Wait what? This is not at all how we program digital computers!

If you open the shells and don't get the correct answer after a few preassigned number of tries the house (quantum) wins. If you get the answer you seek within the allotted tries you win. We have proofs that we can indeed solve certain important math problems, assuring the house loses with very very high probability. This is the only game where you are (nearly) guaranteed to beat the house instead of vice versa!

The Three Permissible moves at each play

1. Double tap move: To begin we need to introduce the concept of a flip. In a flip move the pea becomes a cashew if we started with a pea or the cashew becomes a pea if we started with a cashew. You tap any one of the 1,000 shells with your left hand and tap another shell with your right hand. The magician assures that right hand shell is flipped if there is a pea in the left hand shell, and the right hand shell is left the way it started if the left hand shell is a cashew.

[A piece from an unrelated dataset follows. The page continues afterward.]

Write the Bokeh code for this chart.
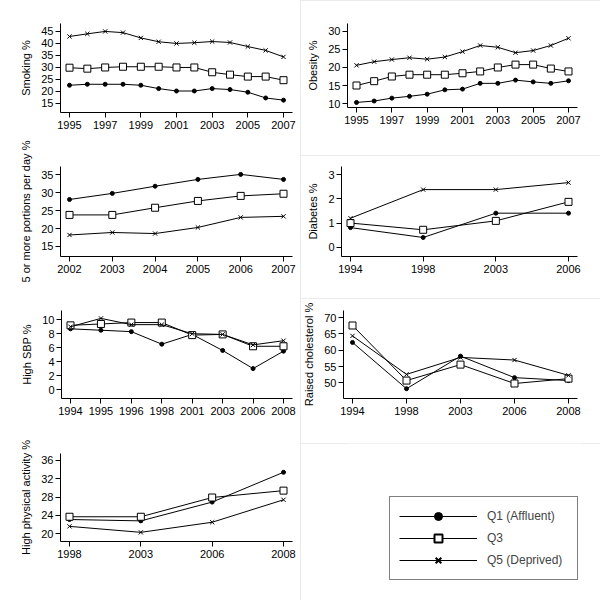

Again you are not allowed to look into any shell before during or after this or any other move.

2. Color number swap: You pick any shell, and you pick either the pair of numbers {R,G} or {B,W}. Call the choice {a,b}.
   Replace {a,b} by {(a+b)/√2,(a-b)/√2}. No further operation is required since probabilities are unaffected.

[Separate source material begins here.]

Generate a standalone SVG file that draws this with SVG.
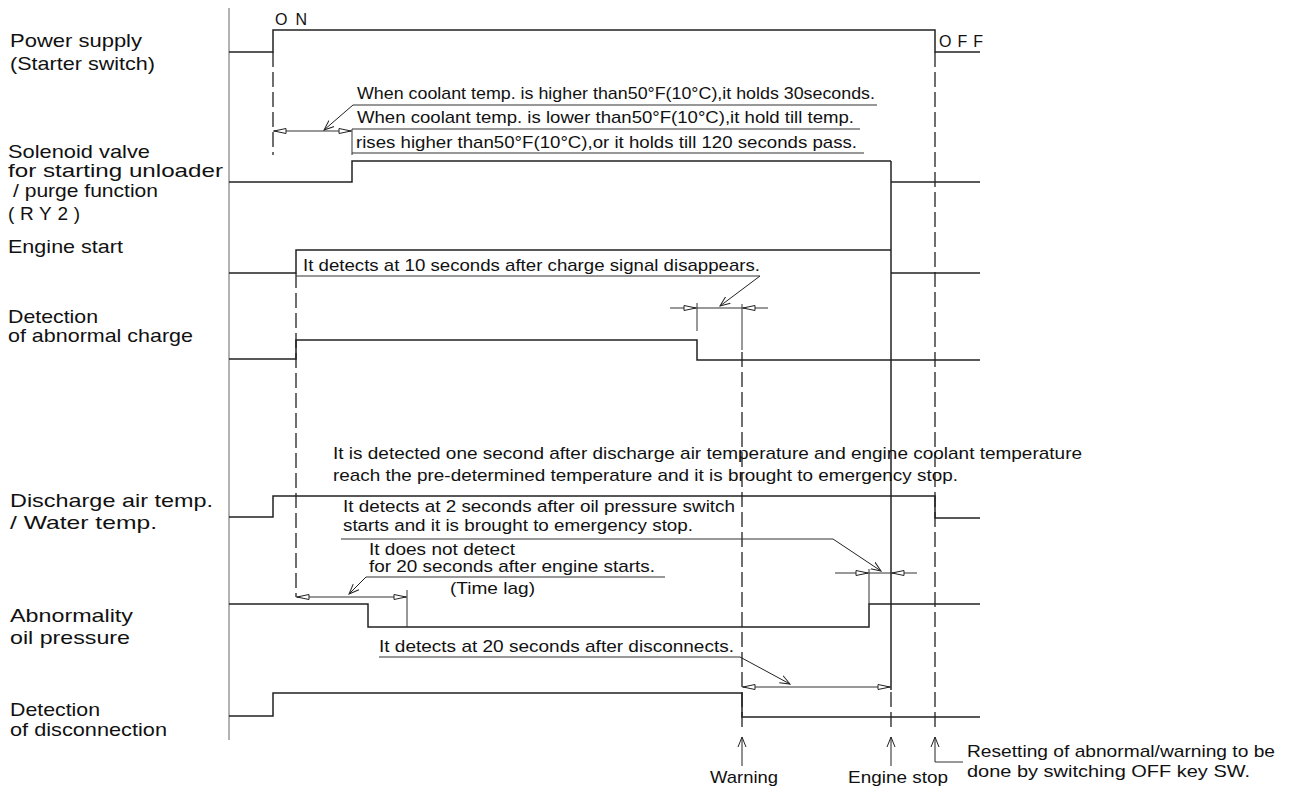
<svg xmlns="http://www.w3.org/2000/svg" width="1290" height="791" viewBox="0 0 1290 791">
<defs>
<style>
.sig{fill:none;stroke:#222;stroke-width:1.5}
.ax{fill:none;stroke:#999;stroke-width:1.5}
.dash{fill:none;stroke:#222;stroke-width:1.3;stroke-dasharray:15 5}
.thin{fill:none;stroke:#333;stroke-width:1}
.ul{fill:none;stroke:#333;stroke-width:1.2}
.ldr{fill:none;stroke:#222;stroke-width:1;marker-end:url(#open)}
.tri{fill:#fff;stroke:#222;stroke-width:1}
.lbl{font-family:"Liberation Sans",Arial,sans-serif;font-size:19px;fill:#111}
.ann{font-family:"Liberation Sans",Arial,sans-serif;font-size:17px;fill:#111}
.ann2{font-family:"Liberation Sans",Arial,sans-serif;font-size:16px;fill:#111}
.sp{font-family:"Liberation Sans",Arial,sans-serif;font-size:16px;fill:#111}
</style>
<marker id="open" viewBox="-10 -5 12 10" refX="0" refY="0" markerWidth="12" markerHeight="10" markerUnits="userSpaceOnUse" orient="auto">
<path d="M-10,-4 L0,0 L-10,4" fill="none" stroke="#222" stroke-width="1"/>
</marker>
</defs>
<rect width="1290" height="791" fill="#fff"/>

<g id="axis">
<line class="ax" x1="229" y1="8" x2="229" y2="740"/>
</g>

<g id="power-supply">
<text class="lbl" x="10" y="47" textLength="132" lengthAdjust="spacingAndGlyphs">Power supply</text>
<text class="lbl" x="10" y="70" textLength="145" lengthAdjust="spacingAndGlyphs">(Starter switch)</text>
<polyline class="sig" points="229,52 273,52 273,30 935,30 935,52 980,52"/>
<text class="sp" x="275" y="25" textLength="32">ON</text>
<text class="sp" x="939" y="47" textLength="44">OFF</text>
</g>

<g id="solenoid-valve">
<text class="lbl" x="8" y="158" textLength="142" lengthAdjust="spacingAndGlyphs">Solenoid valve</text>
<text class="lbl" x="8" y="177" textLength="215" lengthAdjust="spacingAndGlyphs">for starting unloader</text>
<text class="lbl" x="13" y="197" textLength="145" lengthAdjust="spacingAndGlyphs">/ purge function</text>
<text class="lbl" x="8" y="220" textLength="72">(RY2)</text>
<polyline class="sig" points="229,182 352,182 352,161 891,161"/>
<polyline class="sig" points="891,182 980,182"/>
</g>

<g id="engine-start">
<text class="lbl" x="8" y="253" textLength="115" lengthAdjust="spacingAndGlyphs">Engine start</text>
<polyline class="sig" points="229,273 296,273 296,250 891,250"/>
<polyline class="sig" points="891,273 980,273"/>
</g>

<g id="abnormal-charge">
<text class="lbl" x="8" y="323" textLength="90" lengthAdjust="spacingAndGlyphs">Detection</text>
<text class="lbl" x="8" y="342" textLength="185" lengthAdjust="spacingAndGlyphs">of abnormal charge</text>
<polyline class="sig" points="229,359 296,359 296,340 697,340 697,360 980,360"/>
</g>

<g id="discharge-temp">
<text class="lbl" x="10" y="507" textLength="203" lengthAdjust="spacingAndGlyphs">Discharge air temp.</text>
<text class="lbl" x="10" y="529" textLength="147" lengthAdjust="spacingAndGlyphs">/ Water temp.</text>
<polyline class="sig" points="229,517 273,517 273,496 935,496 935,518 980,518"/>
</g>

<g id="oil-pressure">
<text class="lbl" x="10" y="622" textLength="123" lengthAdjust="spacingAndGlyphs">Abnormality</text>
<text class="lbl" x="10" y="644" textLength="120" lengthAdjust="spacingAndGlyphs">oil pressure</text>
<polyline class="sig" points="229,604 368,604 368,627 869,627 869,604 980,604"/>
</g>

<g id="disconnection">
<text class="lbl" x="10" y="716" textLength="90" lengthAdjust="spacingAndGlyphs">Detection</text>
<text class="lbl" x="10" y="736" textLength="157" lengthAdjust="spacingAndGlyphs">of disconnection</text>
<polyline class="sig" points="229,716 273,716 273,693 742,693 742,717 980,717"/>
</g>

<g id="connectors">
<line class="dash" x1="273" y1="52" x2="273" y2="155"/>
<line class="dash" x1="296" y1="273" x2="296" y2="597"/>
<line class="thin" x1="742" y1="304" x2="742" y2="350"/>
<line class="dash" x1="742" y1="352" x2="742" y2="730"/>
<line class="dash" x1="935" y1="52" x2="935" y2="730"/>
<line class="sig" x1="891" y1="161" x2="891" y2="690"/>
<line class="dash" x1="891" y1="692" x2="891" y2="730"/>

<line class="thin" x1="352" y1="129" x2="352" y2="155"/>
<line class="thin" x1="273" y1="131" x2="352" y2="131"/>
<polygon class="tri" points="274,131 286,128.5 286,133.5"/>
<polygon class="tri" points="351,131 339,128.5 339,133.5"/>

<line class="thin" x1="697" y1="303" x2="697" y2="331"/>
<line class="thin" x1="670" y1="308" x2="768" y2="308"/>
<polygon class="tri" points="696,308 684,305.5 684,310.5"/>
<polygon class="tri" points="743,308 755,305.5 755,310.5"/>

<line class="thin" x1="869" y1="569" x2="869" y2="604"/>
<line class="thin" x1="835" y1="573" x2="917" y2="573"/>
<polygon class="tri" points="868,573 856,570.5 856,575.5"/>
<polygon class="tri" points="892,573 904,570.5 904,575.5"/>

<line class="thin" x1="407" y1="590" x2="407" y2="627"/>
<line class="thin" x1="296" y1="597" x2="407" y2="597"/>
<polygon class="tri" points="297,597 309,594.5 309,599.5"/>
<polygon class="tri" points="406,597 394,594.5 394,599.5"/>

<line class="thin" x1="742" y1="687" x2="891" y2="687"/>
<polygon class="tri" points="743,687 755,684.5 755,689.5"/>
<polygon class="tri" points="890,687 878,684.5 878,689.5"/>

<line class="ul" x1="353" y1="105" x2="877" y2="105"/>
<line class="ul" x1="352" y1="129" x2="860" y2="129"/>
<line class="ul" x1="352" y1="153" x2="864" y2="153"/>
<line class="ul" x1="296" y1="276" x2="760" y2="276"/>
<line class="ul" x1="341" y1="539" x2="833" y2="539"/>
<line class="ul" x1="366" y1="577" x2="665" y2="577"/>
<line class="ul" x1="379" y1="657" x2="740" y2="657"/>

<line class="ldr" x1="353" y1="105" x2="324" y2="130"/>
<line class="ldr" x1="760" y1="276" x2="720" y2="306"/>
<line class="ldr" x1="833" y1="539" x2="881" y2="571"/>
<line class="ldr" x1="366" y1="577" x2="349" y2="594"/>
<line class="ldr" x1="740" y1="657" x2="790" y2="684"/>

<line class="ldr" x1="742" y1="766" x2="742" y2="737"/>
<line class="ldr" x1="891" y1="766" x2="891" y2="737"/>
<line class="ldr" x1="935" y1="762" x2="935" y2="737"/>
<line class="thin" x1="935" y1="762" x2="963" y2="762"/>
</g>

<g id="annotations">
<text class="ann" x="357" y="99" textLength="518" lengthAdjust="spacingAndGlyphs">When coolant temp. is higher than50°F(10°C),it holds 30seconds.</text>
<text class="ann" x="357" y="123" textLength="497" lengthAdjust="spacingAndGlyphs">When coolant temp.  is lower than50°F(10°C),it hold till temp.</text>
<text class="ann" x="356" y="148" textLength="501" lengthAdjust="spacingAndGlyphs">rises higher than50°F(10°C),or it holds till 120 seconds pass.</text>
<text class="ann" x="303" y="271" textLength="457" lengthAdjust="spacingAndGlyphs">It detects at 10 seconds after charge signal disappears.</text>
<text class="ann" x="333" y="459" textLength="749" lengthAdjust="spacingAndGlyphs">It is detected one second after discharge air temperature and engine coolant temperature</text>
<text class="ann" x="333" y="481" textLength="625" lengthAdjust="spacingAndGlyphs">reach the pre-determined temperature and it is brought to emergency stop.</text>
<text class="ann2" x="343" y="512" textLength="392" lengthAdjust="spacingAndGlyphs">It detects at 2 seconds after oil pressure switch</text>
<text class="ann2" x="343" y="531" textLength="350" lengthAdjust="spacingAndGlyphs">starts and it is brought to emergency stop.</text>
<text class="ann" x="369" y="555" textLength="146" lengthAdjust="spacingAndGlyphs">It does not detect</text>
<text class="ann" x="369" y="572" textLength="286" lengthAdjust="spacingAndGlyphs">for 20 seconds after engine starts.</text>
<text class="ann" x="450" y="594" textLength="85" lengthAdjust="spacingAndGlyphs">(Time lag)</text>
<text class="ann" x="379" y="652" textLength="355" lengthAdjust="spacingAndGlyphs">It detects at 20 seconds after disconnects.</text>
<text class="ann" x="710" y="783" textLength="68" lengthAdjust="spacingAndGlyphs">Warning</text>
<text class="ann" x="848" y="783" textLength="100" lengthAdjust="spacingAndGlyphs">Engine stop</text>
<text class="ann" x="967" y="757" textLength="308" lengthAdjust="spacingAndGlyphs">Resetting of abnormal/warning to be</text>
<text class="ann" x="967" y="777" textLength="283" lengthAdjust="spacingAndGlyphs">done by switching OFF key SW.</text>
</g>
</svg>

3. Probability fiddle: You again can point to any one shell. Then the magician waves his wand and the new colored numbers are
   {(R+B)/√2,(G+W)/√2,(R-B)/√2,(G-W)/√2}. The magician waves his wand again and replaces the pea or cashew with the ensuing probability. [This move and only this move requires quantum systems to execute.]

That's all there is to it! The above rules are simple and complete. Yet, you should convince yourself that under the shell a lot of stuff is happening. For example if we execute move 3 a sum total of 1,000 times we have generated up to 10^300 different outcome lists. This is a lot! Even for 360 moves to just list, let alone optimize over, all the possible combinations of peas, and cashews, classically [i.e. using Newton's laws which digital computers do] would require every atom in the universe starting from the beginning of time, printing out one 360 bit combination one billion times a second. Thus, Quantum computers can optimize over lists that cannot even be described "Newtonially" by all the universe's atoms, printing lists at a 1GHz rate, using all the time since time began. This is causing some philosophers fits! I just think it is really really exciting! [The challenge is that the programming shell game is very hard as the odd rules below evince. Another challenge: We must assume there is a way to quickly check if your answer is correct or else everything falls apart.]

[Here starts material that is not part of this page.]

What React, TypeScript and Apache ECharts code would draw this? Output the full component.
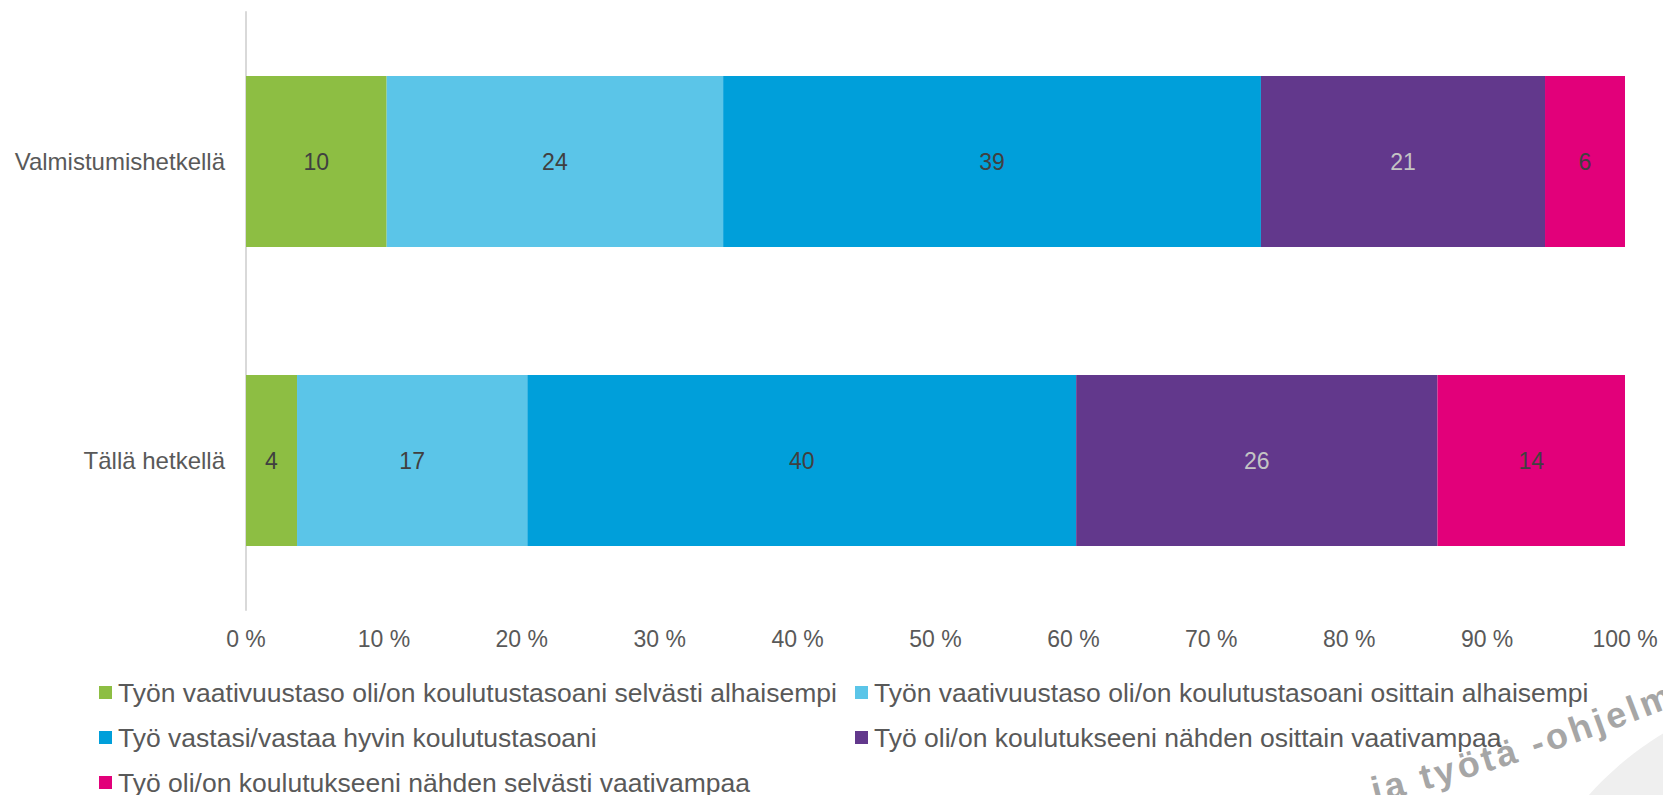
import React, { useEffect, useRef } from "react";
import * as echarts from "echarts";

// Rows of the y axis, listed bottom to top
const categories = ["Tällä hetkellä", "Valmistumishetkellä"];

const seriesNames = [
  "Työn vaativuustaso oli/on koulutustasoani selvästi alhaisempi",
  "Työn vaativuustaso oli/on koulutustasoani osittain alhaisempi",
  "Työ vastasi/vastaa hyvin koulutustasoani",
  "Työ oli/on koulutukseeni nähden osittain vaativampaa",
  "Työ oli/on koulutukseeni nähden selvästi vaativampaa",
];

// Shares in percent, [Tällä hetkellä, Valmistumishetkellä]
const selvastiAlhaisempi = [3.7, 10.2];
const osittainAlhaisempi = [16.7, 24.4];
const vastaaHyvin = [39.8, 39.0];
const osittainVaativampi = [26.2, 20.6];
const selvastiVaativampi = [13.6, 5.8];

const seriesValues = [
  selvastiAlhaisempi,
  osittainAlhaisempi,
  vastaaHyvin,
  osittainVaativampi,
  selvastiVaativampi,
];

const colors = ["#8DBE43", "#5BC5E8", "#009FDA", "#62388C", "#E2007A"];
const labelColors = ["#404040", "#404040", "#404040", "#C4C4C4", "#404040"];

const xTicks = { min: 0, max: 100, interval: 10 };

const FONT = "'Liberation Sans', Arial, sans-serif";
const TEXT = "#595959";

// Legend placement: two columns, three rows
const legendSlots = [
  { left: 99, top: 679 },
  { left: 855, top: 679 },
  { left: 99, top: 724 },
  { left: 855, top: 724 },
  { left: 99, top: 769 },
];

const stampText = "ja työtä -ohjelma";

function stampGlyphs() {
  const size = 36;
  const font = `bold ${size}px ${FONT}`;
  const ctx = document.createElement("canvas").getContext("2d");
  if (ctx) ctx.font = font;
  const out: any[] = [];
  let x = 1376;
  let y = 808;
  let deg = 14;
  for (const ch of stampText) {
    const rad = (deg * Math.PI) / 180;
    out.push({
      type: "text",
      x,
      y,
      rotation: rad,
      z: 1,
      silent: true,
      style: {
        text: ch,
        font,
        fill: "#A6A6A6",
        textAlign: "left",
        textVerticalAlign: "bottom",
      },
    });
    const w = (ctx ? ctx.measureText(ch).width : size * 0.55) + 3.5;
    x += w * Math.cos(rad);
    y -= w * Math.sin(rad);
    deg += 0.5;
  }
  return out;
}

export default function App() {
  const ref = useRef<HTMLDivElement>(null);

  useEffect(() => {
    if (!ref.current) return;
    const chart = echarts.init(ref.current, null, { renderer: "svg" });

    const series = seriesNames.map((name, i) => ({
      name,
      type: "bar",
      stack: "total",
      barWidth: 171,
      data: seriesValues[i],
      itemStyle: { color: colors[i] },
      label: {
        show: true,
        position: "inside",
        color: labelColors[i],
        fontFamily: FONT,
        fontSize: 23,
        formatter: (p: any) => String(Math.round(p.value)),
      },
      emphasis: { disabled: true },
    }));

    const legends = seriesNames.map((name, i) => ({
      data: [name],
      left: legendSlots[i].left,
      top: legendSlots[i].top,
      padding: 0,
      itemWidth: 13,
      itemHeight: 13,
      icon: "rect",
      selectedMode: false,
      textStyle: {
        color: TEXT,
        fontFamily: FONT,
        fontSize: 26.5,
        lineHeight: 26,
        padding: [0, 0, 0, 1],
      },
    }));

    chart.setOption({
      animation: false,
      color: colors,
      textStyle: { fontFamily: FONT },
      grid: { left: 246, right: 38, top: 12, bottom: 185, containLabel: false },
      xAxis: {
        type: "value",
        min: xTicks.min,
        max: xTicks.max,
        interval: xTicks.interval,
        axisLine: { show: false },
        axisTick: { show: false },
        splitLine: { show: false },
        axisLabel: {
          formatter: "{value} %",
          color: TEXT,
          fontFamily: FONT,
          fontSize: 23,
          margin: 17,
        },
      },
      yAxis: {
        type: "category",
        data: categories,
        axisLine: { show: true, lineStyle: { color: "#D9D9D9", width: 2 } },
        axisTick: { show: false },
        splitLine: { show: false },
        axisLabel: {
          color: TEXT,
          fontFamily: FONT,
          fontSize: 24,
          margin: 21,
        },
      },
      legend: legends,
      series,
      graphic: [
        {
          type: "circle",
          shape: { cx: 1830, cy: 1010, r: 323 },
          z: 0,
          silent: true,
          style: { fill: "#EFEFEF" },
        },
        ...stampGlyphs(),
      ],
    });

    return () => chart.dispose();
  }, []);

  return (
    <div
      ref={ref}
      style={{ position: "fixed", left: 0, top: 0, width: 1663, height: 795, background: "#fff" }}
    />
  );
}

For you quantum experts out there you may recognize that I have described the universal Quantum gate set R(π/4), controlled-not, and Hadamard, and that colored markings are the real and imaginary entries of the unitary qubit operator. I obviously used an arbitrary initial state, and don't discuss post measurement iteration such as needed in Shor's algorithm, nor do I discuss convergence rate, I don't "warn people" that the Dwave is only adiabatic not general, I leave out almost surely asymptotic, reversibility, yadda yadda. These are true but irrelevant facts you don’t need to know them to play the described quantum shell game. I claim the game itself adequately describes exactly what quantum computing is.